Nicole Madere said she enjoys the hour and 15-minute commute to University View Academy two to three days a week because she’s with some of her best friends. Three other UVA high school teachers are in the carpool, and their time together is spent collaborating on teaching methods. “I’m ready to steal ideas from anybody,” she admitted. “We have each other’s back. We share ideas. We’re all about trying new things,” she exclaimed.
Nicole is also a member of the UVA High School Faculty Advisory Committee. Its purpose is to improve lines of communication to promote a free exchange of ideas to facilitate the educational process.
She’s an English II teacher always looking for better ways to engage her students. “Make learning fun.
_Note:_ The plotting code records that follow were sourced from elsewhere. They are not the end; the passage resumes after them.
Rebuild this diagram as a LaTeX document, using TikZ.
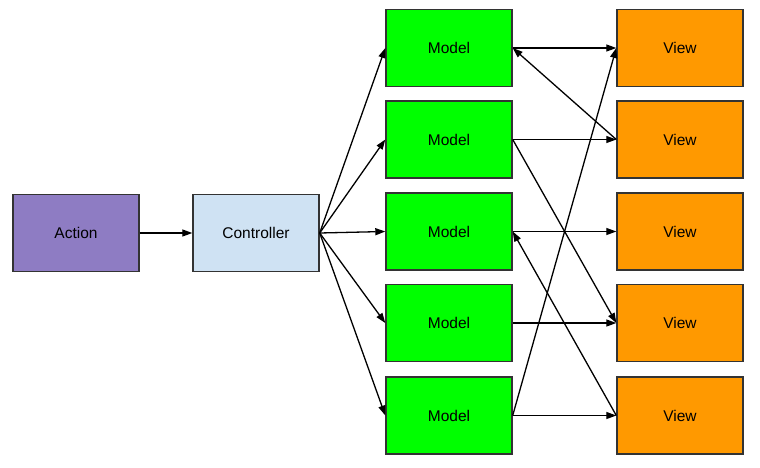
\documentclass[tikz,border=0pt]{standalone}
\usepackage{fontspec}
\setmainfont{Liberation Sans}
\usetikzlibrary{arrows.meta}
\definecolor{actc}{HTML}{8E7CC3}
\definecolor{ctrlc}{HTML}{CFE2F3}
\definecolor{modc}{HTML}{00FF00}
\definecolor{viewc}{HTML}{FF9900}
\definecolor{edgec}{HTML}{333333}
\begin{document}
\begin{tikzpicture}[x=1pt,y=1pt,
  box/.style={draw=edgec,line width=1.4pt,minimum width=126pt,minimum height=77pt,inner sep=0pt,font=\fontsize{15.5}{18}\selectfont},
  conn/.style={line width=1.3pt,-{Triangle[length=10pt,width=7pt]}}]
\useasboundingbox (0,0) rectangle (760,467);
\node[box,fill=actc] (act) at (76,234) {Action};
\node[box,fill=ctrlc] (ctrl) at (256,234) {Controller};
\foreach \i/\y in {1/48,2/139.5,3/231.5,4/323,5/415.5}{
  \node[box,fill=modc] (m\i) at (449,467-\y) {Model};
  \node[box,fill=viewc] (v\i) at (680,467-\y) {View};
}
\draw[conn] (act.east) -- (ctrl.west);
\foreach \i in {1,...,5}{
  \draw[conn] (ctrl.east) -- (m\i.west);
  \draw[conn] (m\i.east) -- (v\i.west);
}
\draw[conn] (v2.west) -- (m1.east);
\draw[conn] (m2.east) -- (v4.west);
\draw[conn] (v5.west) -- (m3.east);
\draw[conn] (m5.east) -- (v1.west);
\end{tikzpicture}
\end{document}
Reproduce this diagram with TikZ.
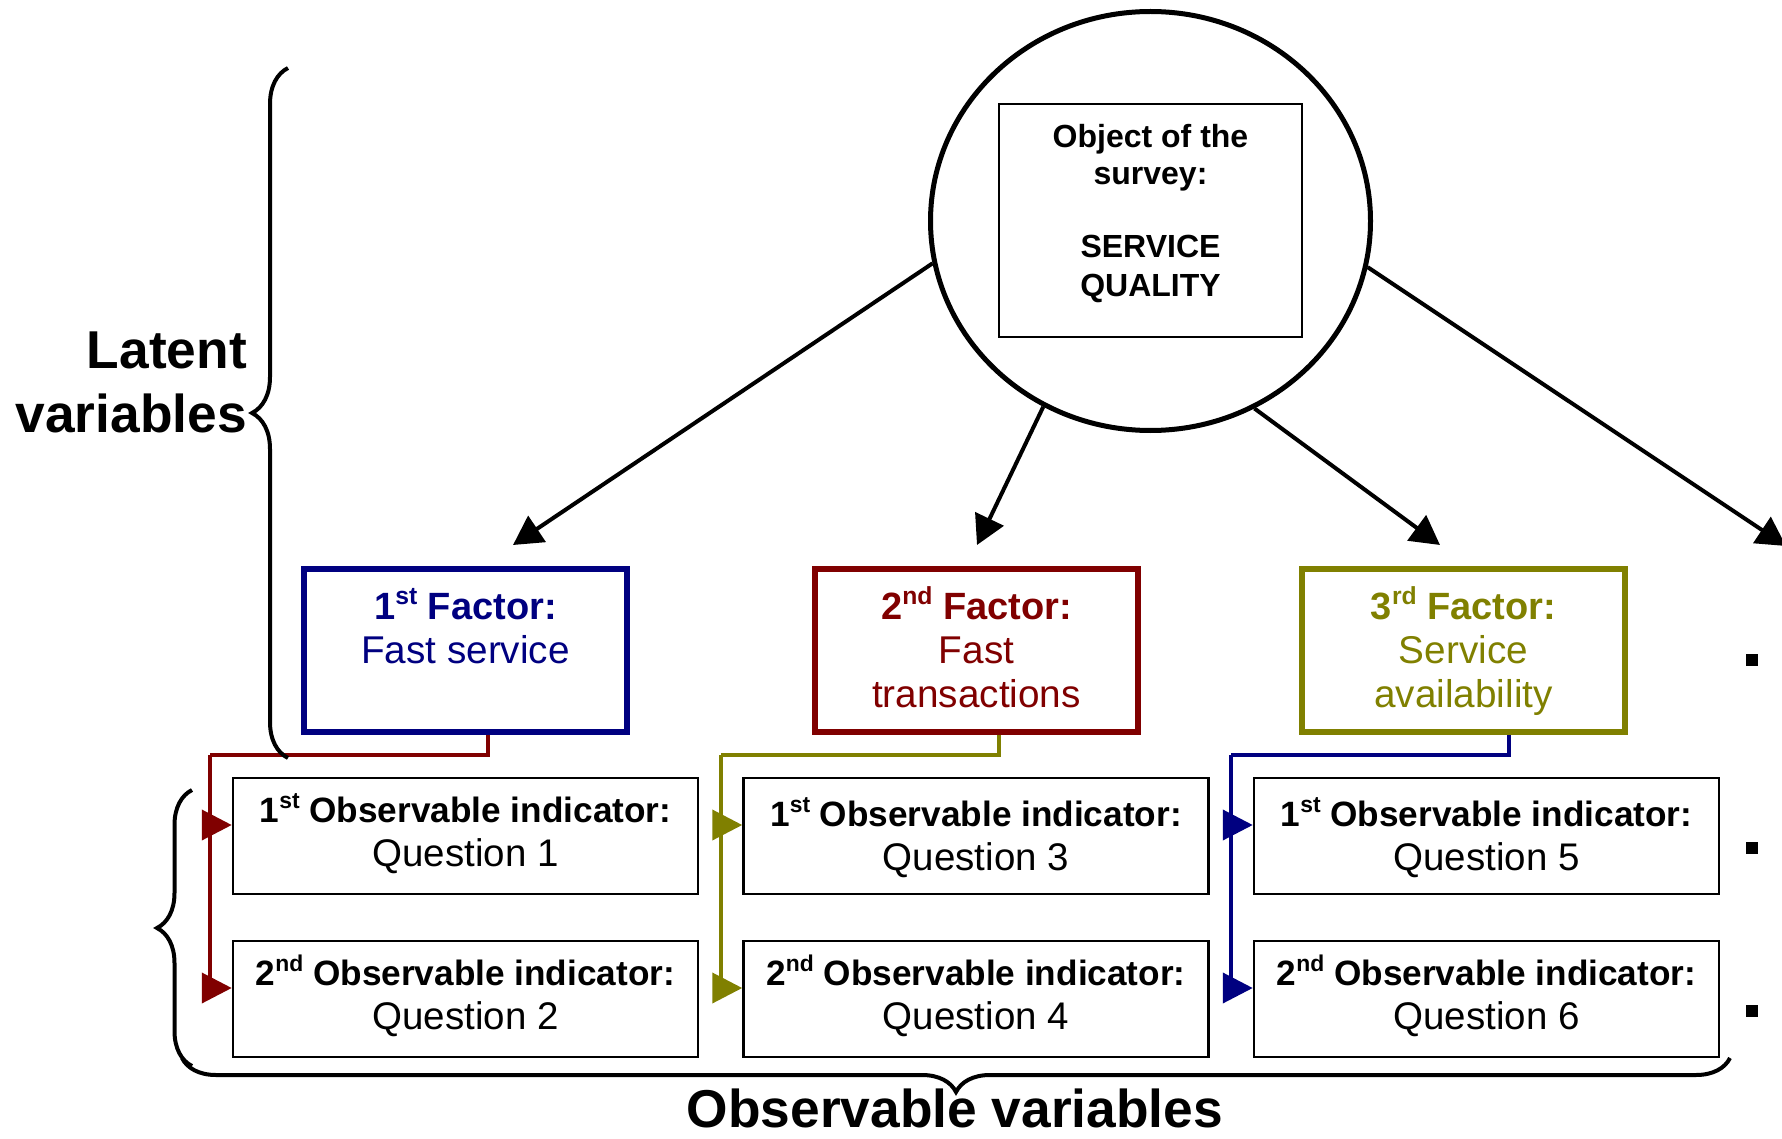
\documentclass[tikz,border=0pt]{standalone}
\usepackage{fontspec}
\setmainfont{Liberation Sans}
\usetikzlibrary{arrows.meta,shapes.geometric,decorations.pathreplacing,calc}
\definecolor{fnavy}{RGB}{0,0,128}
\definecolor{fmaroon}{RGB}{128,0,0}
\definecolor{folive}{RGB}{128,128,0}
\newcommand\supr[1]{\raisebox{0.38em}{\scalebox{0.65}{#1}}}
\newcommand\qbold{\fontsize{35.2}{44}\selectfont\bfseries}
\begin{document}
\begin{tikzpicture}[x=1pt,y=-1pt,
  objcirc/.style={ellipse, draw, line width=5pt, minimum width=440pt, minimum height=419pt, inner sep=0pt},
  objrect/.style={rectangle, draw, line width=2pt, minimum width=303pt, minimum height=233pt, inner sep=0pt},
  objtext/.style={align=center, inner sep=0pt, anchor=north, font=\fontsize{32}{37}\selectfont\bfseries},
  factorbox/.style={rectangle, draw=#1, line width=5.5pt, minimum width=323pt, minimum height=163pt, inner sep=0pt},
  factortext/.style={align=center, inner sep=0pt, anchor=north, text=#1, font=\fontsize{38.7}{44}\selectfont},
  qbox/.style={rectangle, draw, line width=2.5pt, minimum width=465pt, minimum height=116pt, inner sep=0pt},
  qtext/.style={align=center, inner sep=0pt, anchor=north, font=\fontsize{38.5}{44}\selectfont},
  bigarrow/.style={line width=4pt, -{Triangle[length=29pt,width=31pt]}},
  conn/.style={draw=#1, line width=4pt},
  connarrow/.style={draw=#1, line width=4pt, -{Triangle[length=30pt,width=30pt]}},
  bracestyle/.style={decorate, decoration={brace, amplitude=#1}, line width=4pt},
  sidelabel/.style={inner sep=0pt, font=\fontsize{53.3}{64}\selectfont\bfseries},
  dotmark/.style={rectangle, fill, minimum size=12pt, inner sep=0pt}
]
\useasboundingbox (0,0) rectangle (1782,1139);

% object of the survey
\node[objcirc] (obj) at (1150.5,221) {};
\node[objrect] (objbox) at (1150.5,220.5) {};
\node[objtext] (objtxt) at (1150.5,112) {\rule{0pt}{35pt}Object of the\\survey:\\[36pt]SERVICE\\[2pt]QUALITY};

% factor boxes
\node[factorbox=fnavy] (f1) at (465.5,650.5) {};
\node[factorbox=fmaroon] (f2) at (976.5,650.5) {};
\node[factorbox=folive] (f3) at (1463.5,650.5) {};
\node[factortext=fnavy] (f1t) at (465.5,579) {\rule{0pt}{40pt}{\fontsize{38}{44}\selectfont\bfseries 1\supr{st} Factor:}\\Fast service};
\node[factortext=fmaroon] (f2t) at (976.5,579) {\rule{0pt}{40pt}{\fontsize{38}{44}\selectfont\bfseries 2\supr{nd} Factor:}\\Fast\\transactions};
\node[factortext=folive] (f3t) at (1463.5,579) {\rule{0pt}{40pt}{\fontsize{38}{44}\selectfont\bfseries 3\supr{rd} Factor:}\\Service\\availability};

% question boxes
\node[qbox] (q1) at (465.5,836) {};
\node[qbox] (q2) at (465.5,999) {};
\node[qbox] (q3) at (976,836) {};
\node[qbox] (q4) at (976,999) {};
\node[qbox] (q5) at (1486.5,836) {};
\node[qbox] (q6) at (1486.5,999) {};
\node[qtext] (q1t) at (465.5,782) {\rule{0pt}{40pt}{\qbold 1\supr{st} Observable indicator:}\\Question 1};
\node[qtext] (q2t) at (465.5,945) {\rule{0pt}{40pt}{\qbold 2\supr{nd} Observable indicator:}\\Question 2};
\node[qtext] (q3t) at (976,786) {\rule{0pt}{40pt}{\qbold 1\supr{st} Observable indicator:}\\Question 3};
\node[qtext] (q4t) at (976,945) {\rule{0pt}{40pt}{\qbold 2\supr{nd} Observable indicator:}\\Question 4};
\node[qtext] (q5t) at (1486.5,786) {\rule{0pt}{40pt}{\qbold 1\supr{st} Observable indicator:}\\Question 5};
\node[qtext] (q6t) at (1486.5,945) {\rule{0pt}{40pt}{\qbold 2\supr{nd} Observable indicator:}\\Question 6};

% big arrows
\coordinate (t1) at (513,545);
\coordinate (t2) at (977,545);
\coordinate (t3) at (1440,545);
\coordinate (t4) at (1786,546);
\draw[bigarrow] (obj.191.8) -- (t1);
\draw[bigarrow] (obj.240.6) -- (t2);
\draw[bigarrow] (obj.299.8) -- (t3);
\draw[bigarrow] (obj.348.3) -- (t4);

% connectors
\coordinate (j1) at (210,755);
\coordinate (j2) at (720.5,755);
\coordinate (j3) at (1231,755);
\draw[conn=fmaroon] ([xshift=22.5pt]f1.south) |- (j1);
\draw[connarrow=fmaroon] (j1) |- ([yshift=11pt]q1.west);
\draw[connarrow=fmaroon] (j1) |- ([yshift=11pt]q2.west);
\draw[conn=folive] ([xshift=22.5pt]f2.south) |- (j2);
\draw[connarrow=folive] (j2) |- ([yshift=11pt]q3.west);
\draw[connarrow=folive] (j2) |- ([yshift=11pt]q4.west);
\draw[conn=fnavy] ([xshift=45.5pt]f3.south) |- (j3);
\draw[connarrow=fnavy] (j3) |- ([yshift=11pt]q5.west);
\draw[connarrow=fnavy] (j3) |- ([yshift=11pt]q6.west);

% braces and labels
\draw[bracestyle=36pt] (288,758) -- (288,68);
\draw[bracestyle=35pt] (192,1066) -- (192,790);
\draw[bracestyle=34pt] (1730,1058) -- (182,1058);
\node[sidelabel, align=right, anchor=north east] (latent) at (247,323) {\rule{0pt}{45pt}Latent\\variables};
\node[sidelabel, anchor=base] (observ) at (955,1127) {Observable variables};

% bullet marks
\node[dotmark] (d1) at (1752,660) {};
\node[dotmark] (d2) at (1752,848) {};
\node[dotmark] (d3) at (1752,1011) {};
\end{tikzpicture}
\end{document}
Hook ’em and keep ’em,” is how Nicole phrased it. Like the time her class, the Madere Maniacs competed in the “Family Feud” game show-style match against Thomas St. Amant’s group, the St. Amant Slayers. Students in both classes had to read the same short story, and the competition tested their comprehension of the material during a joint live session. Assistant High School Principal Jason Cooper was the referee. Mr. St. Amant’s class won, but Nicole said she saw it as a win for engaging her students to keep them coming back to her live sessions.
In another live session, she employed a football-theme and played songs like “Eye of the Tiger.” “It makes it fun for me too. It’s not the same old, same old,” she stated. “I kinda go over the top with themes,” she admitted.
It’s Madere’s second year with UVA, but she’s been teaching 13. She’s also about half-way through her studies to earn a Master’s degree in Curriculum and Instruction. She says there was a learning curve when she started with University View Academy but credited students for pushing her to try new technology. She said the tricky part was adapting her brick and mortar classroom approach to her online live sessions. “I’ve really gotten better with the technology part. The kids have that tech experience, and if it doesn’t work, the kids will suggest things,” she added. She has one student she described as her guinea pig that tries out her new tech ideas. “I trust her and listen to her, and it’s really worked out. She’s kind of the spokesperson for the rest of the class,” she explained.
Nicole applauds the flexibility she has as a teacher at UVA and how it translates to individualized learning for students. “I can give them one-on-one instruction and modify to make it fit their needs,” she stated. It mirrors her experience in high school under her intermediate composition teacher, Peggy Bordelon. The influence made Nicole want to become an educator. She says Ms. Bordelon had a passion for teaching and got her excited about it too. “She shared her wisdom with me, and that solidified the deal,” she observed.